Courses on Marx are also disappearing from French universities. Ironically, the move to marginalize Marx was made under France's first Socialist government, says Alain Parguez, an economics professor at the University of Besancon, outside Paris. "The Ministry of Education began requiring that all course curricula be approved in Paris, and courses on the history of economic thought featuring Marx were one of the first casualties."

The experience of France's 14-year Socialist presidency, which was forced to abandon its Socialist political agenda after two years in office, proved deeply disillusioning to many French Marxists. In addition, the French Communist Party continued defending the Soviet version of Marxism long after many in the Soviet bloc had repudiated it.

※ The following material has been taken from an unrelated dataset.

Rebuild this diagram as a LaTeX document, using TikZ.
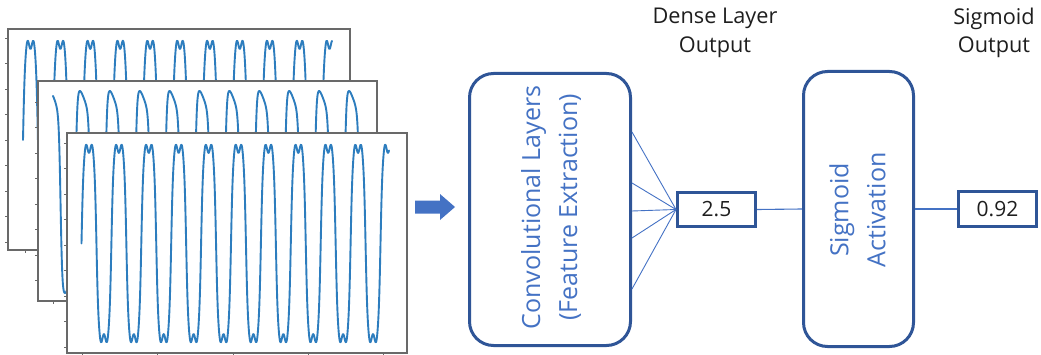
\documentclass[tikz,border=0pt]{standalone}
\usepackage{fontspec}
\setmainfont{Open Sans}
\definecolor{boxblue}{RGB}{47,85,151}
\definecolor{textblue}{RGB}{68,114,196}
\definecolor{waveblue}{RGB}{45,125,190}
\definecolor{axisgray}{RGB}{105,105,105}
\definecolor{valtext}{RGB}{30,30,30}
\tikzset{
  plotframe/.style={draw=axisgray, line width=1.3pt, fill=white, inner sep=0pt},
  tickline/.style={draw=axisgray, line width=0.8pt},
  waveline/.style={draw=waveblue, line width=1.9pt, line join=round, line cap=round},
  nnbox/.style={draw=boxblue, line width=3pt, rounded corners=24pt, fill=white, inner sep=0pt},
  boxtext/.style={text=textblue, rotate=90, align=center, inner sep=0pt,
    font=\fontsize{25}{37}\selectfont},
  valbox/.style={draw=boxblue, line width=3pt, fill=white, inner sep=0pt,
    text=valtext, font=\fontsize{21}{25}\selectfont},
  headtext/.style={text=valtext, align=center, inner sep=0pt,
    font=\fontsize{21.7}{28.5}\selectfont},
  fan/.style={draw=textblue, line width=0.9pt},
  link/.style={draw=textblue, line width=1.1pt},
}
% phase (degrees) of a sample at x for a wave of period 29.9 starting at x0
\pgfmathdeclarefunction{wph}{2}{\pgfmathparse{mod(#1-#2,29.9)/29.9*360}}
\begin{document}
\begin{tikzpicture}[x=1pt, y=1pt]
\useasboundingbox (0,0) rectangle (1041,354);

% ---- stacked signal plots ----
% back plot
\node[plotframe, minimum width=342pt, minimum height=221pt] (p1) at (179,214.5) {};
\foreach \k in {0,...,8} \draw[tickline] (8,{316-25.5*\k}) -- ++(-3,0);
\draw[tickline] (25,104) -- ++(0,-3);
\draw[waveline] plot[domain=23:332, samples=1000]
  (\x, {214 + 97*(tanh(2.6*sin(wph(\x,23))) - 0.05*sin(5*wph(\x,23)))});

% middle plot
\node[plotframe, minimum width=339pt, minimum height=220pt] (p2) at (207.5,163) {};
\foreach \k in {0,...,7} \draw[tickline] (38,{252-25.5*\k}) -- ++(-3,0);
\draw[tickline] (53,53) -- ++(0,-3);
\draw[waveline] plot[domain=53:362, samples=1000]
  (\x, {162 + 97*(tanh(2.6*sin(wph(\x,45.6))) + 0.12*cos(wph(\x,45.6)))});

% front plot
\node[plotframe, minimum width=340pt, minimum height=220pt] (p3) at (237,111) {};
\foreach \k in {0,...,8} \draw[tickline] (67,{211-25.5*\k}) -- ++(-3,0);
\foreach \t in {82,157,233,308,383} \draw[tickline] (\t,1) -- ++(0,-3);
\draw[waveline] plot[domain=81.5:389, samples=1200]
  (\x, {110.5 + 96.5*(tanh(2.6*sin(wph(\x,81.5))) - 0.05*sin(5*wph(\x,81.5)))});

% ---- input arrow ----
\fill[textblue] (415,140.5) -- (440,140.5) -- (440,134) -- (455,147)
  -- (440,160) -- (440,153.5) -- (415,153.5) -- cycle;

% ---- network blocks ----
\node[nnbox, minimum width=161pt, minimum height=272pt] (conv) at (550,144.5) {};
\node[boxtext] (convtext) at (551,146.5) {Convolutional Layers\\(Feature Extraction)};

\node[valbox, minimum width=78pt, minimum height=34pt] (dense) at (716.5,144.5) {2.5};

\node[nnbox, minimum width=110pt, minimum height=275pt] (sig) at (858.5,145) {};
\node[boxtext] (sigtext) at (857.5,144) {Sigmoid\\Activation};

\node[valbox, minimum width=78pt, minimum height=35pt] (out) at (997.5,145) {0.92};

% fan of feature connections into the dense unit
\foreach \i/\yy in {1/222, 2/171, 3/143, 4/116, 5/65} {
  \coordinate (f\i) at (conv.east |- 0,\yy);
  \draw[fan] (f\i) -- (dense.west);
}
\draw[link] (dense.east) -- (sig.west);
\draw[link] (sig.east) -- (out.west);

% ---- column headings ----
\node[headtext] (denselbl) at (715,321) {Dense Layer\\Output};
\node[headtext] (siglbl) at (994,321) {Sigmoid\\Output};
\end{tikzpicture}
\end{document}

"If communism can't prove it is capable of explaining its planetary failure, it has no future," says Arnaud Spire, who directs coverage of ideology for the French communist daily, "L'Humanite."

"Texts on Marx are no longer sure-fire bestsellers," he adds, ironically. "The reading of Marx has been in decline at least since 1983, as have the number of books sold and the number of university theses on Marx."

But this should not be interpreted to mean that Marxism is dead in France. An international conference on Marx last November attracted more than 1,000 researchers.

"There's a critical reevaluation going on of Marx," Mr. Spire adds. "Those who draw the right lessons from [Marxism's] failures will have a future."